The graph represented on Figure 1 and Figure 2 shows Cell growth of Mercury Bacter and of the control bacteria in different Hg concentrations in function of time, respectively;

Figure 1: Cell growth of Mercury Bacter in different Hg concentrations in function of time;

Figure 2: Cell growth of control bacteria in different Hg concentrations in function of time;

Comparing the graphs shown on figure 1 and 2, it can be observed that the biobrick BBa_K135504 provided resistance to high Hg concentrations. Control bacteria did not present resistance to Hg concentration equal or higher to 1 ppm. On the contrary, Mercury Bacter grew up even in 10 ppm Hg concentrations.

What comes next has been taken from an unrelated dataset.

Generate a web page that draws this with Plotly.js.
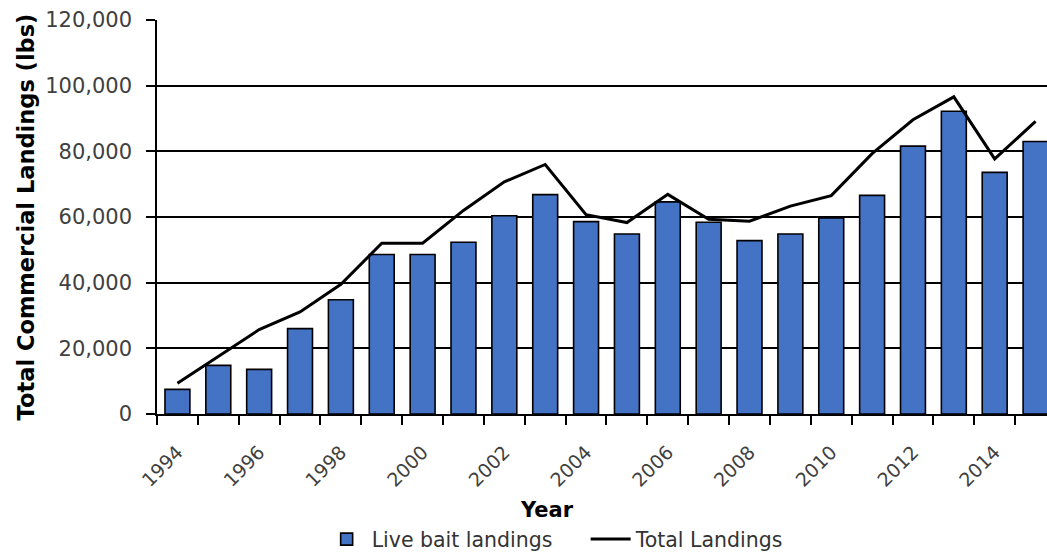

Interestingly, at the concentration of 10 ppm Mercury Bacter needed 24 hours to exhibit increase in cell growth, and after 48 hours it maintained the same OD, unlike the others. At 1 ppm, 2.5 ppm and 5 ppm Mercury Bacter performed an overwhelming cellular growth after 24 hours of exposure to Hg, reaching approximately the same cellular growth as the non-exposed bacteria!!

The graph represented on Figure 3 compares Hg concentration in LM medium after 48 hours of experiment, between medium with bacteria used as control and engineered Mercury Bacter.

Figure 3: Hg concentration in LM medium after 48 hours of cell growth in control bacteria and in the genetically engineered Mercury Bacter.

In the graph above it can be observed that our super Mercury Bacter bioremediated! In action, Mercury Bacter reduced 72% of the mercury levels, in comparison to control at the sample 5 ppm! In 1 ppm, Even though on 10 ppm concentration, where bacteria had a slow growth rate only after 24 hours, it bioremediated 48.02%! These results demonstrate our constructions’ efficiency, both for biobrick BBa_K1355001 as a promoter regulated by MerR protein and to BBa_K1355000 as MerA encoding gene!

References

Cobbett, C. S. (2001). Heavy metal detoxification in plants: Phytochelatin biosynthesis and function. Iubmb Life, 51(3), 183-188.

Mathema, V. B., Thakuri, B. C., & Sillanpää, M. (2011). Bacterial mer operon-mediated detoxification of mercurial compounds: a short review. Archives of microbiology, 193(12), 837-844.

Kumar, S. (2013). Studies on mercury transporter merT and mercury reductase merA proteins.